Am letzten Abend sitzen wir wieder zusammen, loggen unsere Tauchgänge, erzählen die besten Geschichten nochmal. So wie das Ende eines Tauchgangs: Da fanden sich die Gruppen nach und nach wieder zusammen und nahmen Kurs auf das Boot – nur leider in die falsche Richtung. Silke löste das pragmatisch: Kurzer Blick über Wasser, 180°-Wendung und schon passt’s. Oder die Geschichte wie der „McGyver“ unserer Tauchbasis mal eben einen kaputten Atemregler auf dem Boot repariert. Ich selbst freute mich besonders über einen leuchtend gestreiften Plattwurm, den ich bei den Ferranelles gesehen habe. Und alle finden: Das war eine besondere Woche.

Quiz (Antworten weiter unten – nicht schummeln! 🙂 )
1 Wer organisiert seit 19XX die Busse nach Estartit?

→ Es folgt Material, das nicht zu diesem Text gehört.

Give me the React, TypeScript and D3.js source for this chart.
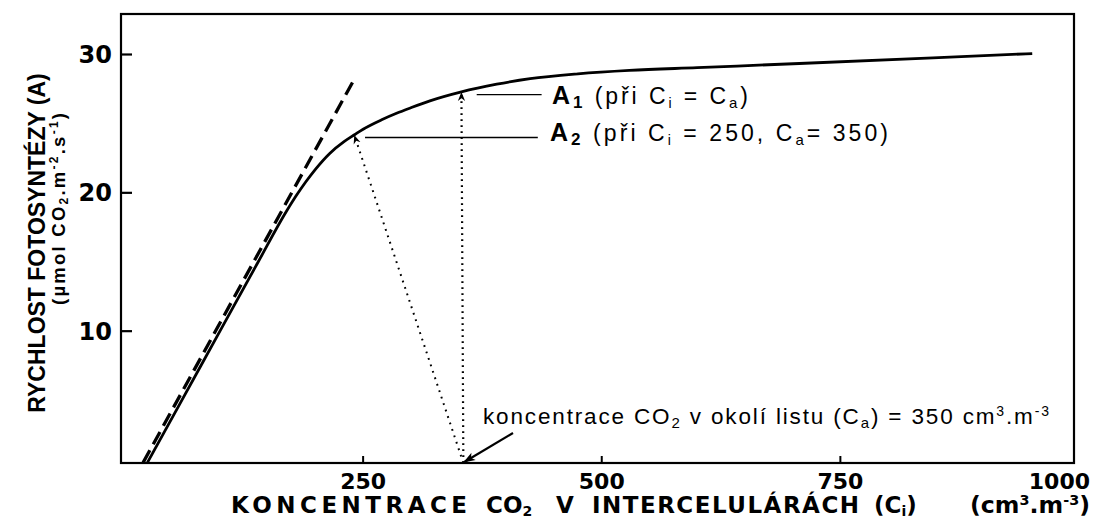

2 Eine weitere Tradition der Estartit-Ausfahrt ist es, dass wir uns an einem Abend statt draußen auf der Terrasse den Sommerabend zu genießen, in einem Hinterzimmer versammeln, um Günthers Ausführungen zu lauschen. Was ist Thema dieses wiederkehrenden Vortrages?
A) Grundkenntnisse der katalanischen Sprache und Kultur
B) Theorie-Auffrischung zum Lebenszyklus des hier besonders geschützten Zackenbarschs
C) Vortrag über die Medes-Inseln, unser Tauchgebiet vor Ort
3 Wie viele Tauchgänge konnte man in diesem Jahr maximal machen?
A) 11
B) 12
C) 13
Die Tauchbasis in Estartit EL REI DEL MAR
Professionelle, mehrsprachige Guides
Moderne Boote, gut gewartete Leihausrüstung
Direkt am Hotel gelegen, kurze Wege
Ideal für Gruppen, auch Anfänger willkommen
Website: www.elreidelmar.com
Empfohlene Tauchplätze rund um die Illes Medes
- Pedra de Déu: Tunnel, Grotten, Langusten, Fischreichtum
- La Vaca: Felsbögen, Lichtspiele, Barrakudas, Gorgonien
- El Dofí: Felsdurchbruch, Delfinform, riesige Zackenbarsche
- Tascó Petit: Überhänge, Wandtauchen, Drachenköpfe
- Carall Bernat: Tiefe Steilwände, Barrakudas, Stachelmakrelen
Quiz-Lösungen
Wer organisiert die Buslogistik seit Jahren? → Jürgen Horka
Was ist das Thema von Günthers Vortrag? →C) Die Medes-Inseln
Wie viele Tauchgänge konnte man maximal machen? → C) 13

PS: Unbedingt abends zusammen auf der Terrasse am Pool sitzen – Sangria, gute Gespräche und Blick in den Sternenhimmel inklusive.